_Requirements_. Lines before the one containing "What matplotlib code" are excluded; print that line and every line after it through the end of the material below, exactly.

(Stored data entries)
■ ■ ■

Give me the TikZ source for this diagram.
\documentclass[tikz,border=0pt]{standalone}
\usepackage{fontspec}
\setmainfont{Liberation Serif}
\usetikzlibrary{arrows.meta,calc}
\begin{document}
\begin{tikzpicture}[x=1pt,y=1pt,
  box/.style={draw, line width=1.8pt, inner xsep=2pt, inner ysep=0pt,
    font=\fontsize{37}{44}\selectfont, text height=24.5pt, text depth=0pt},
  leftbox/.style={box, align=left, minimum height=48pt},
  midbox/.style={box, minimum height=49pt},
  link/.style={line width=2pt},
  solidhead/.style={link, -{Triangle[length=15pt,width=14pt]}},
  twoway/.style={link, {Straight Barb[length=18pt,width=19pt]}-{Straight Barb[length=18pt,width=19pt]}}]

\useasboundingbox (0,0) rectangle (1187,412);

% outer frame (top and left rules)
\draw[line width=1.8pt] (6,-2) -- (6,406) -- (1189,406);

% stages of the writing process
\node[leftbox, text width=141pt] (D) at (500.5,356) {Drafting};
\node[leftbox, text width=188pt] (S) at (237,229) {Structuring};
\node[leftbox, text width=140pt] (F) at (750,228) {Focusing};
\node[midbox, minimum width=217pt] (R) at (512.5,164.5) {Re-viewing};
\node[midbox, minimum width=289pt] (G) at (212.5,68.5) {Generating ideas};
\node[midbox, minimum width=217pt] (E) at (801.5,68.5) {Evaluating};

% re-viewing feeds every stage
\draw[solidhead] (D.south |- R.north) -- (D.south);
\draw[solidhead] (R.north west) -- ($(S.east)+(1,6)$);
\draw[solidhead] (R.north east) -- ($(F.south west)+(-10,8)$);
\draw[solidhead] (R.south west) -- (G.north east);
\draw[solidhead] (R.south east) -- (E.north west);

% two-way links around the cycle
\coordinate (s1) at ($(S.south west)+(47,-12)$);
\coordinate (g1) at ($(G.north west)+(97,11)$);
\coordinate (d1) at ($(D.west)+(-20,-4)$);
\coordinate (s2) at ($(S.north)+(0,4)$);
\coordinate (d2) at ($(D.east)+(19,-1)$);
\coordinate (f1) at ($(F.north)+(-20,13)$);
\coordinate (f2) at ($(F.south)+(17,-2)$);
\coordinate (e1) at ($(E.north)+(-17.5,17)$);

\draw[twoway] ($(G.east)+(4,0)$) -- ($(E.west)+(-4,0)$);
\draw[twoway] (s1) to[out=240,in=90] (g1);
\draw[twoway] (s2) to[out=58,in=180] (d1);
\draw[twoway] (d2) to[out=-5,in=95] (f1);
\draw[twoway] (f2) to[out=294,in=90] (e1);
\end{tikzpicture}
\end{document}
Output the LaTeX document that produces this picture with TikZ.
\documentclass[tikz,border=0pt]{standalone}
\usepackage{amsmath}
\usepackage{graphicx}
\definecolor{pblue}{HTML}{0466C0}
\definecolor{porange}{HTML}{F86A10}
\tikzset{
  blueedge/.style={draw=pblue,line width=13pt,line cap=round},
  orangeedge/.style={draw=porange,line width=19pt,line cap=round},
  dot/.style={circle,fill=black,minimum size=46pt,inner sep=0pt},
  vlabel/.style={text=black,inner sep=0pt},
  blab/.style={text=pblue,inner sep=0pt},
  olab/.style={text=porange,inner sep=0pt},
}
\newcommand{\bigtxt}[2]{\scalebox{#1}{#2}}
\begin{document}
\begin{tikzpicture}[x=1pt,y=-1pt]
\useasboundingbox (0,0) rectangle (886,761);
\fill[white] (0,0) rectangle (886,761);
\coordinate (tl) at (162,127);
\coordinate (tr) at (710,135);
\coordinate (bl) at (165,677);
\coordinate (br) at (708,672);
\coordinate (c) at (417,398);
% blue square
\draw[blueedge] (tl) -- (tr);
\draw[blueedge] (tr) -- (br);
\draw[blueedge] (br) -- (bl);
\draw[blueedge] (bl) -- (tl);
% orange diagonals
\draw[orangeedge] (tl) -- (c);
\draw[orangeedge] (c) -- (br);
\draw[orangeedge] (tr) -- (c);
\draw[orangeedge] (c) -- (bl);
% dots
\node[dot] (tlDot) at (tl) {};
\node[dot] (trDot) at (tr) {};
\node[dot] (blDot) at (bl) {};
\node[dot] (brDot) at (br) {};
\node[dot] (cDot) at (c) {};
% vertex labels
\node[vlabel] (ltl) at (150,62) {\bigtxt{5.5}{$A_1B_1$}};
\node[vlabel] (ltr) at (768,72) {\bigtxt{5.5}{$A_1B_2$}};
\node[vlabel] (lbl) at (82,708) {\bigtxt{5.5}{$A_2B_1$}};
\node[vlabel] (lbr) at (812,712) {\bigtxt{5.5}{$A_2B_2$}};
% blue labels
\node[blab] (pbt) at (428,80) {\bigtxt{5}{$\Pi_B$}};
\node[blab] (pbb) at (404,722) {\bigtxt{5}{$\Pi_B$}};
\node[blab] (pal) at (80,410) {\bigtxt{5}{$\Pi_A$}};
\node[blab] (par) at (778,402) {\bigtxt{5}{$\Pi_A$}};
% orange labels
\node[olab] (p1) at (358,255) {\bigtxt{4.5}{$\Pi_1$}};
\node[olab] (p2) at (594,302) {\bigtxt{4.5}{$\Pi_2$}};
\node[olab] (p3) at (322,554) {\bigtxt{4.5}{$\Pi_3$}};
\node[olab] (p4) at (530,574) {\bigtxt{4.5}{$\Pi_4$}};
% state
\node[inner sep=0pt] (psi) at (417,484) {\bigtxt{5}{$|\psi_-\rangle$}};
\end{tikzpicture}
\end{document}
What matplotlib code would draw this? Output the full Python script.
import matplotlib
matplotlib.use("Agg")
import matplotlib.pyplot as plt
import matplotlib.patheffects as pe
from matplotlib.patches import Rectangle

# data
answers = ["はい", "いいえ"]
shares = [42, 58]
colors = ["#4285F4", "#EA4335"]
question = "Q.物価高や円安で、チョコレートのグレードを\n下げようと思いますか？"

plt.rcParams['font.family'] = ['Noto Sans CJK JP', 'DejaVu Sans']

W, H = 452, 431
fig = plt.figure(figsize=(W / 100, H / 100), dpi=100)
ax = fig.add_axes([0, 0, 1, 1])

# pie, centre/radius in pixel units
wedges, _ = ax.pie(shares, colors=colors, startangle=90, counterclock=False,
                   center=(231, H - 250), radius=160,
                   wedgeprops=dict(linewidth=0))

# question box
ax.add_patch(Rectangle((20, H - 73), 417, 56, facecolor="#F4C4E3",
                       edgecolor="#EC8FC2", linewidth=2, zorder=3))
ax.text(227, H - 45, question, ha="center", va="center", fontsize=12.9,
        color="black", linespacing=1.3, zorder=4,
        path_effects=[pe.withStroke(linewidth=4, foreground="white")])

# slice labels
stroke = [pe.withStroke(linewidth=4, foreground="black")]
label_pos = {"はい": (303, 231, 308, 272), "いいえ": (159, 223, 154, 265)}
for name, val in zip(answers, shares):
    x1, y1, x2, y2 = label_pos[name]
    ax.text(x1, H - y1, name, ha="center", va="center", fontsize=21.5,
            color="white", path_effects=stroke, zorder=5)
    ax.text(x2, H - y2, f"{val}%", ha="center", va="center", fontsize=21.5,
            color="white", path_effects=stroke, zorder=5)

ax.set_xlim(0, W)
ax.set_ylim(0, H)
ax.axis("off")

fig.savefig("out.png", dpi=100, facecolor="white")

■ ■ ■

_Correct response_.
What matplotlib code would draw this? Output the full Python script.
import matplotlib
matplotlib.use("Agg")
import matplotlib.pyplot as plt
import matplotlib.patheffects as pe
from matplotlib.patches import Rectangle

# data
answers = ["はい", "いいえ"]
shares = [42, 58]
colors = ["#4285F4", "#EA4335"]
question = "Q.物価高や円安で、チョコレートのグレードを\n下げようと思いますか？"

plt.rcParams['font.family'] = ['Noto Sans CJK JP', 'DejaVu Sans']

W, H = 452, 431
fig = plt.figure(figsize=(W / 100, H / 100), dpi=100)
ax = fig.add_axes([0, 0, 1, 1])

# pie, centre/radius in pixel units
wedges, _ = ax.pie(shares, colors=colors, startangle=90, counterclock=False,
                   center=(231, H - 250), radius=160,
                   wedgeprops=dict(linewidth=0))

# question box
ax.add_patch(Rectangle((20, H - 73), 417, 56, facecolor="#F4C4E3",
                       edgecolor="#EC8FC2", linewidth=2, zorder=3))
ax.text(227, H - 45, question, ha="center", va="center", fontsize=12.9,
        color="black", linespacing=1.3, zorder=4,
        path_effects=[pe.withStroke(linewidth=4, foreground="white")])

# slice labels
stroke = [pe.withStroke(linewidth=4, foreground="black")]
label_pos = {"はい": (303, 231, 308, 272), "いいえ": (159, 223, 154, 265)}
for name, val in zip(answers, shares):
    x1, y1, x2, y2 = label_pos[name]
    ax.text(x1, H - y1, name, ha="center", va="center", fontsize=21.5,
            color="white", path_effects=stroke, zorder=5)
    ax.text(x2, H - y2, f"{val}%", ha="center", va="center", fontsize=21.5,
            color="white", path_effects=stroke, zorder=5)

ax.set_xlim(0, W)
ax.set_ylim(0, H)
ax.axis("off")

fig.savefig("out.png", dpi=100, facecolor="white")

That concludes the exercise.